Steve Paulson: You’re talking about the world of art, then. About the capacity to create a new kind of art that that humans could never dream up because, I don't know, there is a different kind of logic when it comes to machine learning.

BA: That's true. When we see some of the things that are generated or hallucinated by deep neural nets, it's a really trippy and weird kind of art, and it's not something that I've seen any person paint. So, yeah, it is new and different.

SP: Will we have a new kind of Turing Test to tell if art is created by a computer or not?

BA: I think that more fundamentally, the question is flawed, because whenever art is created it's always created by some kind of hybrid between what we think of as people and what we think of as technology. When I use paintbrushes, a camera, or Photoshop, I am using technology, and it's not separate from us. We are a technological species.

For Agüera y Arcas, modern technology’s strides have stretched his own appreciation of art, and has even led to the reimagining of who, or what, might make it into our creative canon.

SP: So even the great novel? Something like “War and Peace,” an epic novel that seems to express something timeless about about human nature -- you're saying computers, in the future, will be able to write those?

BA: I think that is like asking “will you ever be able to take a picture that looks like a Caravaggio?” The answer is yes.

If you set up a studio very carefully, or use Photoshop, or something to synthesize brushstrokes that look realistic, then you can set up a photographic situation in the studio that takes a picture that looks like a Caravaggio. It doesn't diminish Caravaggio, and it doesn't diminish modern painting.

I'm not sure the question is even interesting, if that makes sense.

SP: (Laughs.) I guess I’m trying to hold onto more than a shred of human originality here, and you're kind of blowing that idea out of the water.

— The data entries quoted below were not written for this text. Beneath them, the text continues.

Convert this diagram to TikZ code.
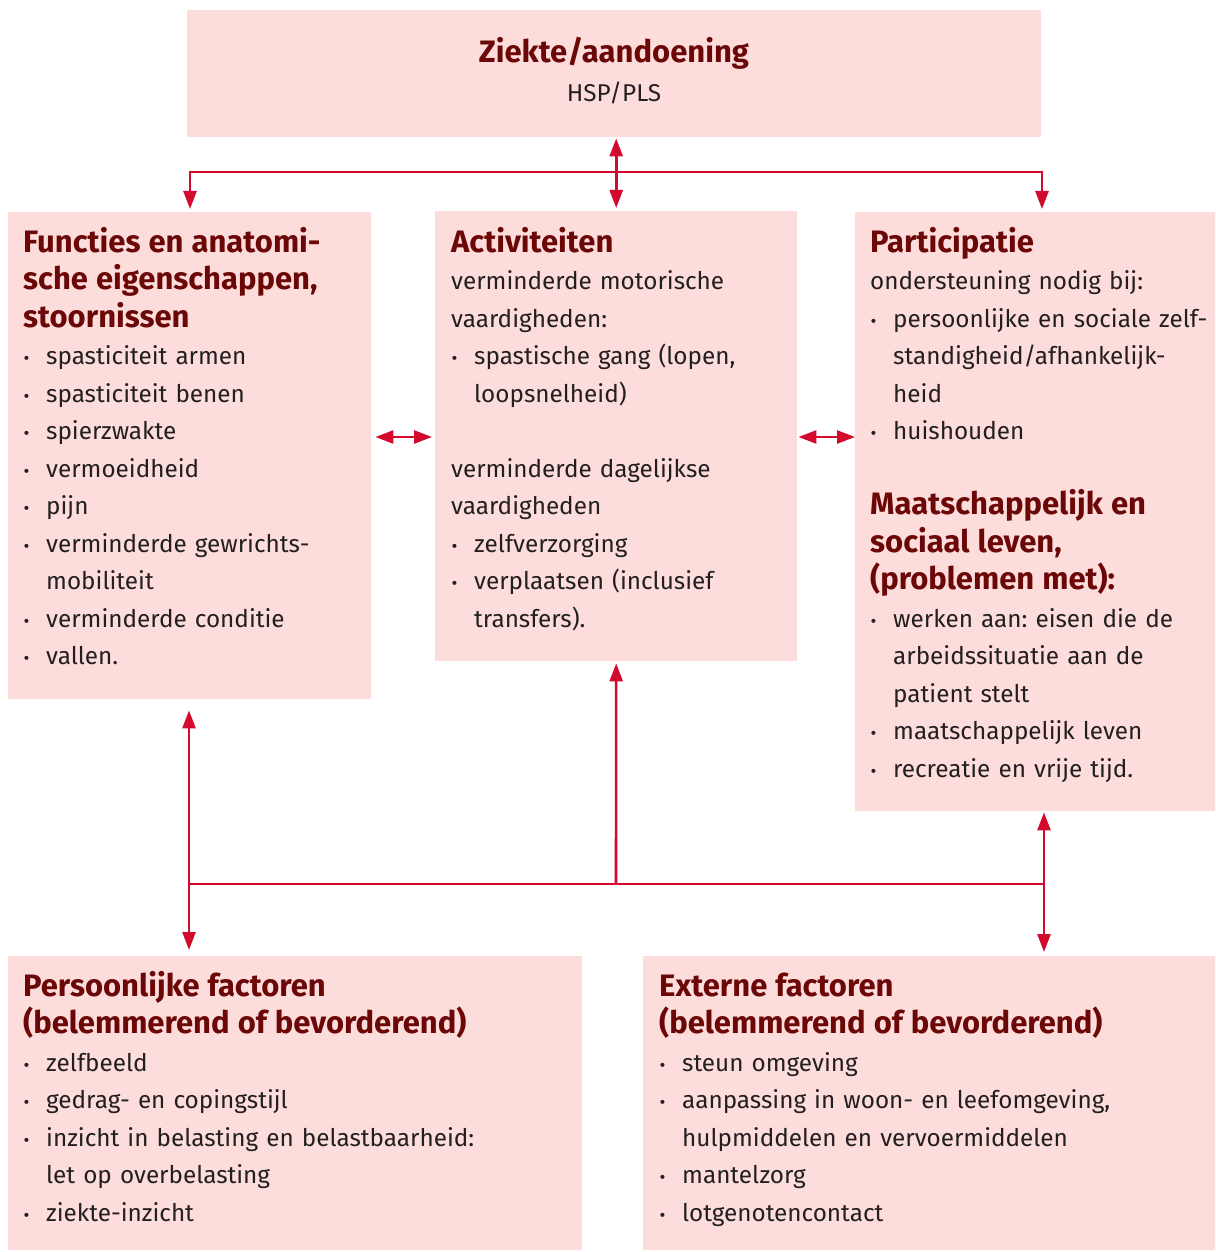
\documentclass[tikz,border=0pt]{standalone}
\usepackage{fontspec}
\setmainfont{Fira Sans}
\usetikzlibrary{arrows.meta,positioning,calc}
\definecolor{boxfill}{HTML}{FDDDDB}
\definecolor{arrowred}{HTML}{D20A2E}
\definecolor{titlered}{HTML}{6B0707}
\definecolor{textgray}{HTML}{231F20}
\frenchspacing
\newcommand{\bodyfont}{\fontsize{24.3}{37.5}\selectfont}
\newcommand{\hd}[1]{{\color{titlered}\bfseries\fontsize{31}{37.5}\selectfont #1}}
\newcommand{\itm}{\par\hangindent=23pt\hangafter=1\noindent
    \makebox[23pt][l]{\hspace{0.5pt}{\fontsize{18}{18}\selectfont\textbullet}}}
\tikzset{
    icfbox/.style={fill=boxfill, draw=none, inner sep=0pt, anchor=north west},
    icftext/.style={anchor=base west, inner sep=0pt, align=left,
        text width=560pt, text=textgray, font=\bodyfont},
    link/.style={draw=arrowred, line width=2.6pt},
    dbl/.style={link, {Triangle[length=18pt,width=13pt]}-{Triangle[length=18pt,width=13pt]}},
    sgl/.style={link, -{Triangle[length=18pt,width=13pt]}},
}

\begin{document}
\begin{tikzpicture}[x=1pt, y=-1pt]
\useasboundingbox (0,0) rectangle (1215,1252);
% boxes
\node[icfbox, minimum width=854pt, minimum height=127pt] (top) at (187,10) {};
\node[icfbox, minimum width=363pt, minimum height=487pt] (funct) at (8,212) {};
\node[icfbox, minimum width=362pt, minimum height=450pt] (act) at (435,211) {};
\node[icfbox, minimum width=360pt, minimum height=599pt] (part) at (855,212) {};
\node[icfbox, minimum width=574pt, minimum height=294pt] (pers) at (8,956) {};
\node[icfbox, minimum width=572pt, minimum height=294pt] (ext) at (643,956) {};
% texts
\node[icftext, anchor=base, align=center, text width=800pt] (toptext) at (614,63)
    {\hd{Ziekte/aandoening}\\[1.5pt]HSP/PLS};
\node[icftext] (functtext) at (23,252) {%
\hd{Functies en anatomi-\\sche eigenschappen,\\stoornissen}
\itm spasticiteit armen
\itm spasticiteit benen
\itm spierzwakte
\itm vermoeidheid
\itm pijn
\itm verminderde gewrichts-\newline mobiliteit
\itm verminderde conditie
\itm vallen.\par};
\node[icftext] (acttext) at (451,252) {%
\hd{Activiteiten}\\
verminderde motorische\\
vaardigheden:
\itm spastische gang (lopen,\newline loopsnelheid)
\par\vskip37.5pt
verminderde dagelijkse\\
vaardigheden
\itm zelfverzorging
\itm verplaatsen (inclusief\newline transfers).\par};
\node[icftext] (parttext) at (870,252) {%
\hd{Participatie}\\
ondersteuning nodig bij:
\itm persoonlijke en sociale zelf-\newline standigheid/afhankelijk-\newline heid
\itm huishouden
\par\vskip37.5pt
\hd{Maatschappelijk en\\sociaal leven,\\(problemen met):}
\itm werken aan: eisen die de\newline arbeidssituatie aan de\newline patient stelt
\itm maatschappelijk leven
\itm recreatie en vrije tijd.\par};
\node[icftext] (perstext) at (23,996) {%
\hd{Persoonlijke factoren\\(belemmerend of bevorderend)}
\itm zelfbeeld
\itm gedrag- en copingstijl
\itm inzicht in belasting en belastbaarheid:\newline let op overbelasting
\itm ziekte-inzicht\par};
\node[icftext] (exttext) at (659,996) {%
\hd{Externe factoren\\(belemmerend of bevorderend)}
\itm steun omgeving
\itm aanpassing in woon- en leefomgeving,\newline hulpmiddelen en vervoermiddelen
\itm mantelzorg
\itm lotgenotencontact\par};
% connectors
\coordinate (tl) at (190,172);
\coordinate (tr) at (1042,172);
\coordinate (midy) at (0,437);
\coordinate (bl) at (189,884);
\coordinate (bm) at (616,884);
\coordinate (br) at (1044,884);
\draw[dbl, shorten <=1pt, shorten >=3pt] (top.south -| act.north) -- (act.north);
\draw[dbl, shorten <=3pt, shorten >=3pt] (tl |- funct.north) -- (tl) -- (tr) -- (tr |- part.north);
\draw[dbl, shorten <=4pt, shorten >=3pt] (funct.east |- midy) -- (act.west |- midy);
\draw[dbl, shorten <=1pt, shorten >=0pt] (act.east |- midy) -- (part.west |- midy);
\draw[dbl, shorten <=11pt, shorten >=6pt] (bl |- funct.south) -- (bl |- pers.north);
\draw[link] (bl) -- (br);
\draw[sgl, shorten >=2pt] (bm) -- (act.south);
\draw[dbl, shorten <=1pt, shorten >=4pt] (br |- part.south) -- (br |- ext.north);
\end{tikzpicture}
\end{document}
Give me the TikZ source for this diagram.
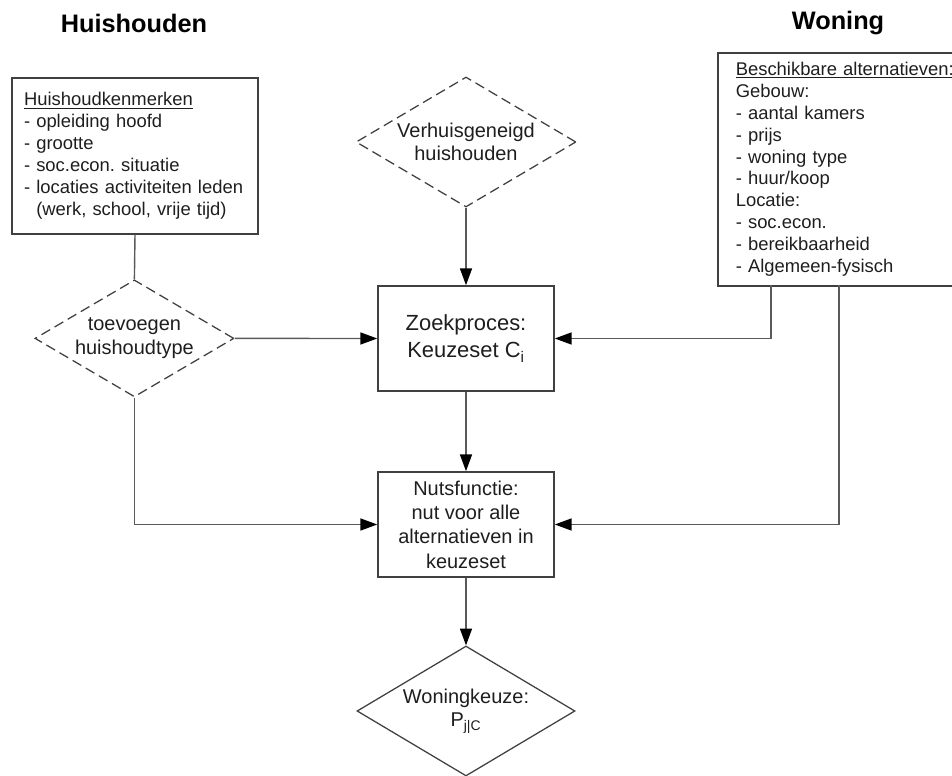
\documentclass[tikz,border=0pt]{standalone}
\usepackage{fontspec}
\setmainfont{Liberation Sans}
\usepackage{tikz}
\usetikzlibrary{arrows.meta, shapes.geometric}
\definecolor{my_text}{HTML}{1E1E1E}
\definecolor{my_line}{HTML}{5A5A5A}
\definecolor{my_frame}{HTML}{404040}
\frenchspacing

\begin{document}
\begin{tikzpicture}[
    kader/.style={rectangle, draw=my_frame, line width=1.1pt, text=my_text},
    lijst/.style={kader, align=left, font=\fontsize{13.1}{15.6}\selectfont, inner xsep=0.3cm, inner ysep=0pt},
    blok/.style={kader, align=center, minimum width=4.4cm, minimum height=2.625cm, inner sep=0pt},
    ruit/.style={diamond, draw=my_frame, line width=0.9pt, text=my_text, align=center, aspect=1.7, inner sep=0pt, font=\fontsize{14.2}{16.8}\selectfont},
    optie/.style={ruit, dash pattern=on 0.25cm off 0.13cm},
    titel/.style={font=\fontsize{18}{22}\selectfont\bfseries, text=black},
    verbinding/.style={draw=my_line, line width=1pt},
    pijl/.style={verbinding, -{Triangle[length=0.42cm, width=0.3cm, color=black]}}
]
\useasboundingbox (0,0) rectangle (23.8,-19.4);

% --- Titels ---
\node[titel] (t_huis)   at (3.35,-0.575)  {Huishouden};
\node[titel] (t_woning) at (20.95,-0.575) {Woning};

% --- Huishouden-kant ---
\node[lijst, text width=5.55cm, minimum height=3.9cm] (kenmerken) at (3.375,-3.9)
    {\underline{Huishoudkenmerken}\\
     - opleiding hoofd\\
     - grootte\\
     - soc.econ. situatie\\
     - locaties activiteiten leden\\
     \hphantom{- }(werk, school, vrije tijd)};

\node[optie, minimum width=4.975cm, minimum height=2.925cm] (toevoegen) at (3.36,-8.46)
    {toevoegen\\huishoudtype};

% --- Middenkolom ---
\node[optie, minimum width=5.5cm, minimum height=3.25cm] (verhuis) at (11.65,-3.55)
    {Verhuisgeneigd\\huishouden};

\node[blok, font=\fontsize{15.6}{19.2}\selectfont] (zoek) at (11.65,-8.4625)
    {Zoekproces:\\Keuzeset C\textsubscript{i}};

\node[blok, font=\fontsize{14.2}{17.3}\selectfont] (nuts) at (11.65,-13.1125)
    {Nutsfunctie:\\nut voor alle\\alternatieven in\\keuzeset};

\node[ruit, minimum width=5.45cm, minimum height=3.25cm] (keuze) at (11.65,-17.775)
    {Woningkeuze:\\P\textsubscript{j|C}};

% --- Woning-kant (loopt over de rechterrand) ---
\node[lijst, anchor=north west, text width=5.725cm, inner xsep=0.45cm, minimum height=5.825cm] (alternatieven) at (17.925,-1.3)
    {\underline{Beschikbare alternatieven:}\\
     Gebouw:\\
     - aantal kamers\\
     - prijs\\
     - woning type\\
     - huur/koop\\
     Locatie:\\
     - soc.econ.\\
     - bereikbaarheid\\
     - Algemeen-fysisch};

% aftakpunten onder de woningbox
\coordinate (alt_a) at (19.275,-7.125);
\coordinate (alt_b) at (20.975,-7.125);

% --- Verbindingen ---
\draw[verbinding] (kenmerken.south) -- (toevoegen.north);
\draw[pijl] (toevoegen.east) -- (zoek.west);
\draw[pijl] (toevoegen.south) |- (nuts.west);
\draw[pijl] (verhuis.south) -- (zoek.north);
\draw[pijl] (zoek.south) -- (nuts.north);
\draw[pijl] (nuts.south) -- (keuze.north);
\draw[pijl] (alt_a) |- (zoek.east);
\draw[pijl] (alt_b) |- (nuts.east);

\end{tikzpicture}
\end{document}
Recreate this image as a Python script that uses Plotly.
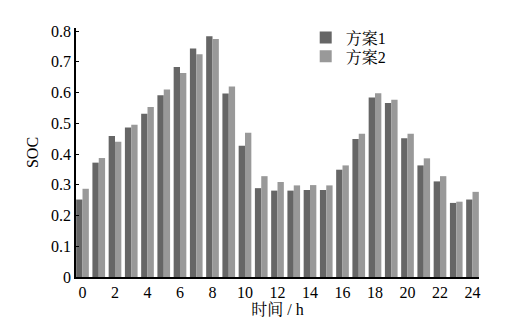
import plotly.graph_objects as go

hours = list(range(25))
plan1 = [0.252, 0.372, 0.459, 0.486, 0.531, 0.591, 0.683, 0.743, 0.783, 0.597, 0.427,
         0.289, 0.281, 0.281, 0.283, 0.283, 0.349, 0.449, 0.584, 0.566, 0.451,
         0.363, 0.311, 0.241, 0.252]
plan2 = [0.287, 0.387, 0.440, 0.495, 0.553, 0.610, 0.664, 0.725, 0.774, 0.620, 0.469,
         0.328, 0.309, 0.298, 0.299, 0.298, 0.363, 0.466, 0.598, 0.577, 0.466,
         0.386, 0.328, 0.245, 0.277]
xticks = list(range(0, 25, 2))
yticks = [0, 0.1, 0.2, 0.3, 0.4, 0.5, 0.6, 0.7, 0.8]
ytick_text = ["0", "0.1", "0.2", "0.3", "0.4", "0.5", "0.6", "0.7", "0.8"]

FONT = "Liberation Serif, Times New Roman, Noto Serif CJK SC, Noto Sans CJK SC, serif"

fig = go.Figure()
fig.add_trace(go.Bar(x=hours, y=plan1, name="方案1", legend="legend",
                     marker=dict(color="#666666", line=dict(width=0))))
fig.add_trace(go.Bar(x=hours, y=plan2, name="方案2", legend="legend2",
                     marker=dict(color="#999999", line=dict(width=0))))

leg_common = dict(xanchor="left", yanchor="top", bgcolor="rgba(0,0,0,0)",
                  font=dict(family=FONT, size=16), itemwidth=30)

fig.update_layout(
    width=531, height=331,
    margin=dict(l=76, r=52, t=28, b=54),
    paper_bgcolor="white", plot_bgcolor="white",
    barmode="group", bargap=0.22, bargroupgap=0,
    font=dict(family=FONT, size=16, color="black"),
    showlegend=True,
    legend=dict(x=0.57, y=1.03, **leg_common),
    legend2=dict(x=0.57, y=0.954, **leg_common),
    xaxis=dict(range=[-0.4, 24.4], tickmode="array", tickvals=xticks,
               ticktext=[str(v) for v in xticks], showgrid=False, zeroline=False,
               showline=True, linecolor="black", linewidth=1.5, ticks="",
               tickfont=dict(family=FONT, size=16),
               title=dict(text="时间 / h", font=dict(family=FONT, size=16), standoff=0)),
    yaxis=dict(range=[0, 0.81], tickmode="array", tickvals=yticks, ticktext=ytick_text,
               showgrid=False, zeroline=False, showline=True, linecolor="black",
               linewidth=1.5, ticks="inside", ticklen=3, tickcolor="black",
               tickfont=dict(family=FONT, size=16),
               title=dict(text="SOC", font=dict(family=FONT, size=16), standoff=8)),
)

fig.write_html("out.html")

BA: Well, I'm not that into human exceptionalism, I suppose. I'm not sure that I buy it. And I think that investing a lot of our identity in this idea of being exceptional relative to our machines seems like shifting sands. And it seems like it's denying what is most interesting about our humanity, which is our ability to shape our environment and to grow in ways that exceed the capabilities of our own body collectively and individually.